Class TooManyDeletesSelector

All Implemented Interfaces:

public class TooManyDeletesSelector extends Object implements CompactionSelector
This compaction selector works in concert with the DeletesSummarizer. Using the statistics from DeleteSummarizer this strategy will compact all files in a table when the number of deletes/non-deletes exceeds a threshold.

This strategy has two options. First the "threshold" option allows setting the point at which a compaction will be triggered. This options defaults to ".25" and must be in the range (0.0, 1.0]. The second option is "proceed_zero_no_summary" which determines if the strategy should proceed when a bulk imported file has no summary information.

If the delete summarizer was configured on a table that already had files, then those files will have not summary information. This strategy can still proceed in this situation. It will fall back to using Accumulo's estimated entries per file in this case. For the files without summary information the estimated number of deletes will be zero.
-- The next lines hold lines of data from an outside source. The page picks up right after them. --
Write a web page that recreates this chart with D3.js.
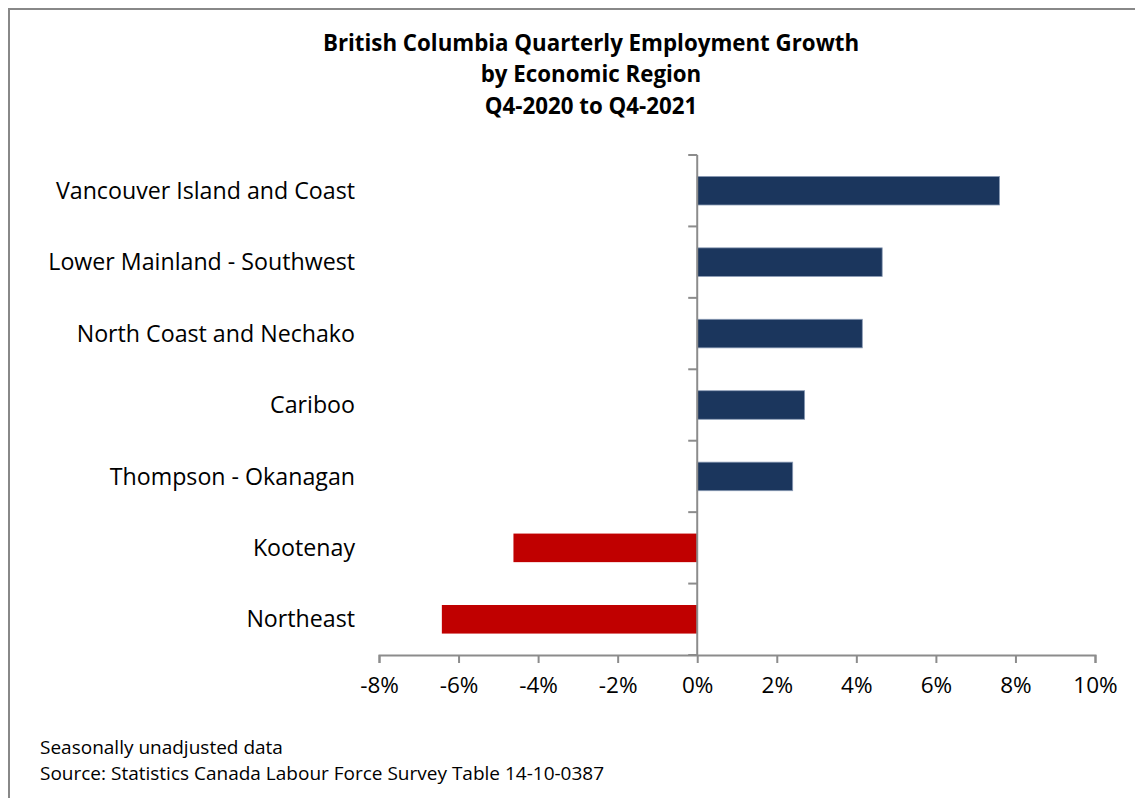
<!DOCTYPE html>
<html>
<head>
<meta charset="utf-8">
<script src="https://cdn.jsdelivr.net/npm/d3@7"></script>
<style>
  body { margin: 0; background: #fff; }
  svg text { font-family: "Open Sans", Lato, sans-serif; fill: #000; }
</style>
</head>
<body>
<svg id="chart" width="1135" height="798"></svg>
<script>
// regions, top to bottom
let regions = ["Vancouver Island and Coast", "Lower Mainland - Southwest", "North Coast and Nechako",
               "Cariboo", "Thompson - Okanagan", "Kootenay", "Northeast"];
// growth in percent
let growth = [7.6, 4.65, 4.15, 2.7, 2.4, -4.62, -6.42];
let xTicks = [-8, -6, -4, -2, 0, 2, 4, 6, 8, 10];
let titleLines = ["British Columbia Quarterly Employment Growth", "by Economic Region", "Q4-2020 to Q4-2021"];
let notes = ["Seasonally unadjusted data", "Source: Statistics Canada Labour Force Survey Table 14-10-0387"];

let svg = d3.select("#chart");
let W = 1135, H = 798;

// outer frame (only left + top visible in the picture)
svg.append("rect")
  .attr("x", 9).attr("y", 9)
  .attr("width", W + 20).attr("height", H + 20)
  .attr("fill", "none").attr("stroke", "#888").attr("stroke-width", 2);

let x = d3.scaleLinear().domain([-8, 10]).range([379, 1095]);
let y = d3.scaleBand().domain(regions).range([155, 655]).paddingInner(0.6).paddingOuter(0.3);

// title
svg.selectAll(".title")
  .data(titleLines)
  .enter().append("text")
  .attr("class", "title")
  .attr("x", 591)
  .attr("y", (d, i) => 43 + i * 31.5)
  .attr("dy", "0.35em")
  .attr("text-anchor", "middle")
  .attr("font-size", "22.3px")
  .attr("font-weight", "bold")
  .text(d => d);

// bars
svg.selectAll(".bar")
  .data(regions)
  .enter().append("rect")
  .attr("class", "bar")
  .attr("x", (d, i) => x(Math.min(0, growth[i])))
  .attr("y", d => y(d))
  .attr("width", (d, i) => Math.abs(x(growth[i]) - x(0)))
  .attr("height", y.bandwidth())
  .attr("fill", (d, i) => growth[i] < 0 ? "#c00000" : "#1b365d")
  .attr("stroke", (d, i) => growth[i] < 0 ? "none" : "#8a9bb5")
  .attr("stroke-width", 0.8);

// x axis
let xAxis = svg.append("g")
  .attr("transform", "translate(0,655)")
  .call(d3.axisBottom(x).tickValues(xTicks).tickFormat(d => d + "%").tickSizeOuter(0).tickSize(8).tickPadding(14));
xAxis.select(".domain").attr("stroke", "#8c8c8c").attr("stroke-width", 2);
xAxis.selectAll(".tick line").attr("stroke", "#8c8c8c").attr("stroke-width", 2);
xAxis.selectAll(".tick text").attr("font-size", "22.5px").attr("font-family", "'Open Sans', Lato, sans-serif").attr("fill", "#000");

// y axis at zero with category boundary ticks
let yAxisG = svg.append("g");
yAxisG.append("line")
  .attr("x1", x(0)).attr("x2", x(0))
  .attr("y1", 155).attr("y2", 655)
  .attr("stroke", "#8c8c8c").attr("stroke-width", 2);
let bounds = d3.range(regions.length + 1).map(i => 155 + i * (500 / regions.length));
yAxisG.selectAll(".ytick")
  .data(bounds)
  .enter().append("line")
  .attr("x1", x(0) - 9).attr("x2", x(0))
  .attr("y1", d => d).attr("y2", d => d)
  .attr("stroke", "#8c8c8c").attr("stroke-width", 2);

// category labels
svg.selectAll(".label")
  .data(regions)
  .enter().append("text")
  .attr("class", "label")
  .attr("x", 355)
  .attr("y", d => y(d) + y.bandwidth() / 2)
  .attr("dy", "0.35em")
  .attr("text-anchor", "end")
  .attr("font-size", "23.2px")
  .text(d => d);

// notes
svg.selectAll(".note")
  .data(notes)
  .enter().append("text")
  .attr("class", "note")
  .attr("x", 40)
  .attr("y", (d, i) => 747 + i * 26)
  .attr("dy", "0.35em")
  .attr("font-size", "19px")
  .text(d => d);
</script>
</body>
</html>
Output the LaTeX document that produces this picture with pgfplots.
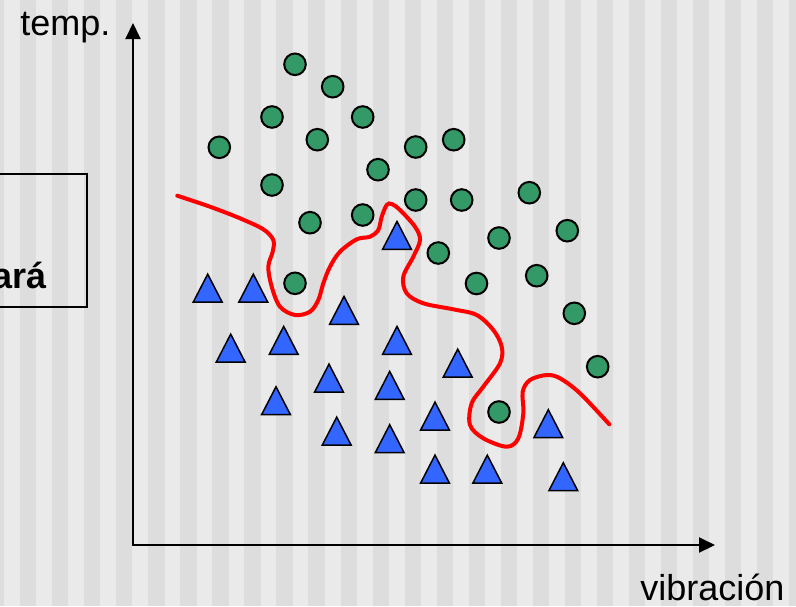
\documentclass[border=0pt]{standalone}
\usepackage{fontspec}
\setmainfont{Liberation Sans}
\usepackage{pgfplots}
\pgfplotsset{compat=1.18}
\usetikzlibrary{arrows.meta}
\definecolor{stripeA}{HTML}{EAEAEA}
\definecolor{stripeB}{HTML}{DDDDDD}
\definecolor{cgreen}{HTML}{339966}
\definecolor{cblue}{HTML}{3366FF}
\pgfdeclareplotmark{tri}{%
  \pgfpathmoveto{\pgfpoint{0pt}{1.12\pgfplotmarksize}}%
  \pgfpathlineto{\pgfpoint{-0.866\pgfplotmarksize}{-0.56\pgfplotmarksize}}%
  \pgfpathlineto{\pgfpoint{0.866\pgfplotmarksize}{-0.56\pgfplotmarksize}}%
  \pgfpathclose
  \pgfusepathqfillstroke}
\begin{document}
\begin{tikzpicture}
\useasboundingbox (0,0) rectangle (398pt,303pt);
\clip (0,0) rectangle (398pt,303pt);
\fill[stripeA] (0,0) rectangle (398pt,303pt);
\foreach \k in {-1,...,24} {
  \fill[stripeB] ({(20+32.05*\k)*0.5pt},0) rectangle ({(36.3+32.05*\k)*0.5pt},303pt);
}
\begin{axis}[at={(0,0)}, anchor=south west, scale only axis,
  width=398pt, height=303pt, xmin=0, xmax=796, ymin=0, ymax=606,
  y dir=reverse, hide axis, clip=false]
% axes
\addplot[black, line width=1pt, {Triangle[length=8pt,width=7.5pt]}-{Triangle[length=8pt,width=7.5pt]}]
  coordinates {(133,23) (133,545) (715,545)};
% box
\addplot[black, line width=0.75pt] coordinates {(-10,174) (87,174) (87,307) (-10,307)};
\node[anchor=base east, inner sep=0pt, font=\fontsize{18pt}{21pt}\selectfont\bfseries] at (axis cs:47,288) {Fallará};
\node[anchor=base west, inner sep=0pt, font=\fontsize{18pt}{21pt}\selectfont] at (axis cs:20,35) {temp.};
\node[anchor=base west, inner sep=0pt, font=\fontsize{18pt}{21pt}\selectfont] at (axis cs:640,600) {vibración};
% red boundary
\addplot[red, line width=2pt, smooth, tension=0.55, line cap=round] coordinates {
(177.3,195.7)(210,206.7)(240,218.3)(263.3,229.3)(273.3,240)(272.7,251.7)(268.3,266.7)
(271.7,286.7)(280,306.7)(295,315)(310,311.7)(318.3,300)(323.3,283.3)(330,266.7)(340,251.7)
(356.7,239.3)(370,236.7)(378.3,230)(381.7,216.7)(386.7,205)(391.7,204)(400,210)(415,226.7)
(420,240)(413.3,256.7)(403.3,276.7)(406.7,293.3)(423.3,303.3)(453.3,309.3)(476.7,315)
(493.3,330)(501.7,346.7)(500,363.3)(483.3,386.7)(471.7,403.3)(470,425)(483.3,438.3)
(506.7,446.7)(518.3,438.3)(523.3,413.3)(522.7,391.7)(530,380)(546.7,375)(560,378.3)
(580,393.3)(609.3,424.3)};
% green circles
\addplot[only marks, mark=*, mark size=5.4pt, mark options={fill=cgreen, draw=black, line width=1pt}] coordinates {
(295,64.3)(332.7,86.7)(272,117)(362.7,117)(219.3,147.3)(317.3,139.7)(415.7,147)(453.7,139.7)
(378,169.7)(272,185)(415.7,200)(461.7,200)(362.7,215)(310,222.7)(438.3,253)(529.3,192.7)
(567.3,230.7)(499,238)(476.5,283.5)(536.7,275.7)(295,283.3)(574.3,313.3)(597.7,366.7)(499,412)};
% blue triangles (centre = apex + 20 px)
\addplot[only marks, mark=tri, mark size=8.3pt, mark options={fill=cblue, draw=black, line width=0.75pt}] coordinates {
(207.7,292.7)(253.3,292.7)(344,315)(230.7,352.7)(283.7,345)(397,345)(457.7,367.7)(329,382.7)
(389.7,390)(276,405.3)(435,420.7)(548.3,428.3)(336.7,435.7)(389.7,443.3)(435,473.7)(487.3,473.7)
(563.3,481.3)(397,240)};
\end{axis}
\end{tikzpicture}
\end{document}
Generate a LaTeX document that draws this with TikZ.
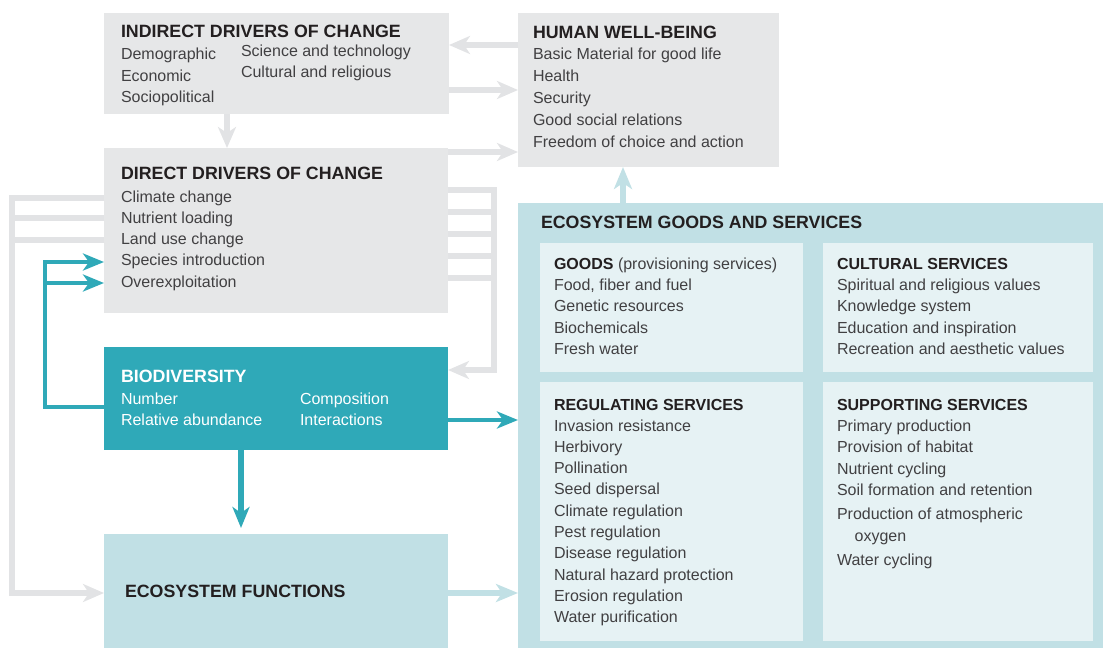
\documentclass[tikz,border=0pt]{standalone}
\usepackage{fontspec}
\setmainfont{Liberation Sans}
\usetikzlibrary{arrows.meta,calc}
\definecolor{boxgray}{HTML}{E6E7E8}
\definecolor{arrgray}{HTML}{E2E3E5}
\definecolor{bioteal}{HTML}{2FA9B8}
\definecolor{lteal}{HTML}{C1E0E5}
\definecolor{pteal}{HTML}{E6F2F4}
\definecolor{ttlc}{HTML}{231F20}
\definecolor{bodyc}{HTML}{414042}
\newcommand{\txtblock}[2][21.4]{\parbox[t]{300pt}{\fontsize{16}{#1}\selectfont\raggedright #2}}
\newcommand{\maintitle}[1]{\fontsize{17.8}{21}\selectfont\bfseries #1}
\newcommand{\subtitle}[1]{\fontsize{16}{21}\selectfont\bfseries #1}
\tikzset{
  boxr/.style={draw=none, inner sep=0pt, outer sep=0pt, anchor=north west},
  txt/.style={inner sep=0pt, outer sep=0pt, anchor=base west, text=bodyc},
  ttl/.style={txt, text=ttlc},
  gline/.style={draw=arrgray, line width=6pt, line join=miter},
  garr/.style={gline, -{Stealth[length=21pt,width=18pt,inset=6pt]}},
  tline/.style={draw=bioteal, line width=4.5pt, line join=miter},
  tarr/.style={tline, -{Stealth[length=21pt,width=17pt,inset=6pt]}},
  larr/.style={draw=lteal, line width=6pt, -{Stealth[length=22pt,width=18pt,inset=6pt]}}
}
\begin{document}
\begin{tikzpicture}[x=1pt,y=-1pt]
\useasboundingbox (0,0) rectangle (1103,648);
% boxes
\node[boxr, fill=boxgray, minimum width=345pt, minimum height=101pt] (ind) at (104,13) {};
\node[boxr, fill=boxgray, minimum width=261pt, minimum height=154pt] (hwb) at (518,13) {};
\node[boxr, fill=boxgray, minimum width=344pt, minimum height=165pt] (dir) at (104,148) {};
\node[boxr, fill=bioteal, minimum width=344pt, minimum height=103pt] (bio) at (104,347) {};
\node[boxr, fill=lteal, minimum width=344pt, minimum height=114pt] (fun) at (104,534) {};
\node[boxr, fill=lteal, minimum width=585pt, minimum height=445pt] (eco) at (518,203) {};
\node[boxr, fill=pteal, minimum width=263pt, minimum height=129pt] (goods) at (540,243) {};
\node[boxr, fill=pteal, minimum width=270pt, minimum height=129pt] (cult) at (823,243) {};
\node[boxr, fill=pteal, minimum width=263pt, minimum height=259pt] (reg) at (540,382) {};
\node[boxr, fill=pteal, minimum width=270pt, minimum height=259pt] (sup) at (823,382) {};
% texts
\node[ttl] (indT) at (121,37.5) {\maintitle{INDIRECT DRIVERS OF CHANGE}};
\node[txt] (indA) at (121,59.5) {\txtblock[21.5]{Demographic\\Economic\\Sociopolitical}};
\node[txt] (indB) at (241,56) {\txtblock[21.5]{Science and technology\\Cultural and religious}};
\node[ttl] (hwbT) at (533,38) {\maintitle{HUMAN WELL-BEING}};
\node[txt] (hwbA) at (533,59.5) {\txtblock[22]{Basic Material for good life\\Health\\Security\\Good social relations\\Freedom of choice and action}};
\node[ttl] (dirT) at (121,179.5) {\maintitle{DIRECT DRIVERS OF CHANGE}};
\node[txt] (dirA) at (121,202) {\txtblock[21.25]{Climate change\\Nutrient loading\\Land use change\\Species introduction\\Overexploitation}};
\node[ttl, text=white] (bioT) at (121,382.5) {\maintitle{BIODIVERSITY}};
\node[txt, text=white] (bioA) at (121,404) {\txtblock{Number\\Relative abundance}};
\node[txt, text=white] (bioB) at (300,404) {\txtblock{Composition\\Interactions}};
\node[ttl] (funT) at (125,597.5) {\maintitle{ECOSYSTEM FUNCTIONS}};
\node[ttl] (ecoT) at (541,228.5) {\maintitle{ECOSYSTEM GOODS AND SERVICES}};
\node[ttl] (goodsT) at (554,269) {\subtitle{GOODS}{\fontsize{16}{21}\selectfont\mdseries\color{bodyc}\ (provisioning services)}};
\node[txt] (goodsA) at (554,290.5) {\txtblock[21.3]{Food, fiber and fuel\\Genetic resources\\Biochemicals\\Fresh water}};
\node[ttl] (cultT) at (837,269) {\subtitle{CULTURAL SERVICES}};
\node[txt] (cultA) at (837,290.5) {\txtblock[21.3]{Spiritual and religious values\\Knowledge system\\Education and inspiration\\Recreation and aesthetic values}};
\node[ttl] (regT) at (554,410) {\subtitle{REGULATING SERVICES}};
\node[txt] (regA) at (554,431) {\txtblock[21.33]{Invasion resistance\\Herbivory\\Pollination\\Seed dispersal\\Climate regulation\\Pest regulation\\Disease regulation\\Natural hazard protection\\Erosion regulation\\Water purification}};
\node[ttl] (supT) at (837,410) {\subtitle{SUPPORTING SERVICES}};
\node[txt] (supA) at (837,431) {\txtblock[21.5]{Primary production\\Provision of habitat\\Nutrient cycling\\Soil formation and retention\\[2.5pt]Production of atmospheric\\\hspace*{1.1em}oxygen\\[2.5pt]Water cycling}};
% bus coordinates
\coordinate (lbus) at (12,0);
\coordinate (tbus) at (45,0);
\coordinate (rbus) at (494,0);
% gray connectors
\draw[garr] (hwb.west |- 0,45) -- (ind.east |- 0,45);
\draw[garr] (ind.east |- 0,90) -- (hwb.west |- 0,90);
\draw[garr] (ind.south -| 227,0) -- (dir.north -| 227,0);
\draw[garr] (dir.east |- 0,152) -- (hwb.west |- 0,152);
\draw[garr] (dir.east |- 0,190) -- (rbus |- 0,190) -- (rbus |- 0,370) -- (bio.east |- 0,370);
\foreach \yy in {212,234,256,278} \draw[gline] (dir.east |- 0,\yy) -- (rbus |- 0,\yy);
\draw[garr] (dir.west |- 0,198) -- (lbus |- 0,198) -- (lbus |- 0,593) -- (fun.west |- 0,593);
\foreach \yy in {218,240} \draw[gline] (dir.west |- 0,\yy) -- (lbus |- 0,\yy);
% teal connectors
\draw[tarr] (bio.west |- 0,407) -- (tbus |- 0,407) -- (tbus |- 0,262) -- (dir.west |- 0,262);
\draw[tarr] (tbus |- 0,283) -- (dir.west |- 0,283);
\draw[tarr] (bio.east |- 0,420) -- (eco.west |- 0,420);
\draw[tarr, line width=5.5pt] (bio.south -| 241,0) -- ($(fun.north -| 241,0)+(0,-6)$);
% light teal connectors
\draw[larr] (fun.east |- 0,593) -- (eco.west |- 0,593);
\draw[larr] (eco.north -| 623,0) -- (hwb.south -| 623,0);
\end{tikzpicture}
\end{document}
This fall back method will underestimate deletes which will not lead to false positives, except for the case of bulk imported files. Accumulo estimates that bulk imported files have zero entries. The second option "proceed_zero_no_summary" determines if this strategy should proceed when it sees bulk imported files that do not have summary data. This option defaults to "false".

Bulk files can be generated with summary information by calling RFile.WriterOptions.withSummarizers(SummarizerConfiguration...)

When using this feature, its important to ensure summary cache is on and the summaries fit in the cache.